Kia also guarantees in the agreement to pay the county $3 million, which will be restricted to use only for a career academy. A career academy is similar to a charter school that would be under the control of the local board of education and aimed at helping students who may have different educational needs to graduate.

The Troup County Board of Assessors also will get $400,000, paid at $25,000 per year, from Kia, with additional contributions expected from other suppliers, to fund an additional employee “whose life will be to keep up with all this stuff, and we’re talking millions and millions of widgets being moved on a constant basis,” Wolfe said. The agreement also includes specifications from the board of how it needs to evaluate the assets of Kia and its suppliers for tax purposes, which has been confused in past years due to the state agreement over tax abatement.

Those payments are guaranteed even if Kia does not end up using all the bond money to make investments.

The Troup County School System also could reap an estimated $47.3 million in additional tax funds over the next 16 years if Kia uses all $1.6 billion in the bond agreement, Wolfe said.

“I know it would be important to you to be able to project with some degree of certainty part of 47.3 million in taxes that are supposed to come your way,” Wolfe told Board of Education members Tuesday. “… At the end of the day, it’s going to be a projection, because it’s gonna be driven by market.”

Board of Education Chairman John Darden said he appreciated the group’s work on the agreement.

“I think this is a win-win for everybody involved,” he told Wolfe.

Wolfe said the agreement’s guarantees mean no real risk to tax payers.
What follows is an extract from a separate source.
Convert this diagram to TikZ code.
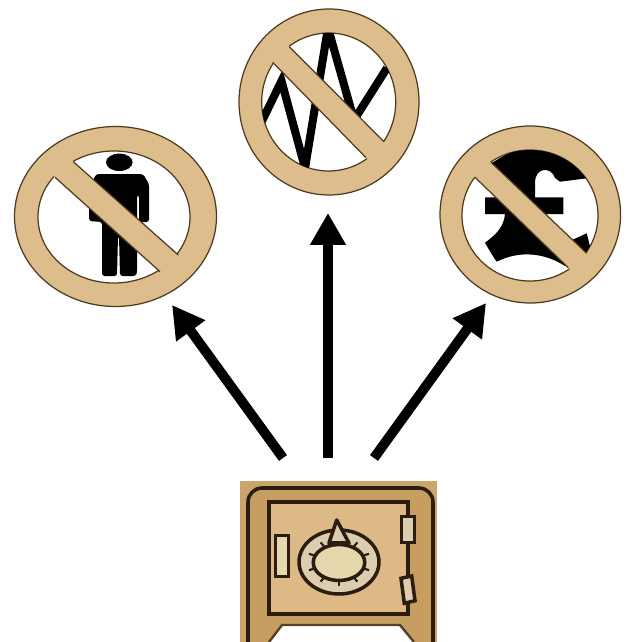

The development authorities, county and city are not on the hook for the bond payments, and Kia will only take the amount that it will invest. If it doesn’t make the planned improvements, for instance if there is another economic downturn, or the brand flops, Wolfe said, then the money won’t be spent and the inducements for Kia won’t be given. The city and county still would get the guaranteed payments amounting to nearly $10 million.

“In order for Kia to make 55 model changes in the next four years, they want the ability to invest in their strategic suppliers if they so choose,” Wolfe said. “Again, if they invest, we are considering giving them an inducement to that credit. If they don’t invest, then there is no inducement to be made. So, from my point of view, the risk associated with this investment is very, very low.”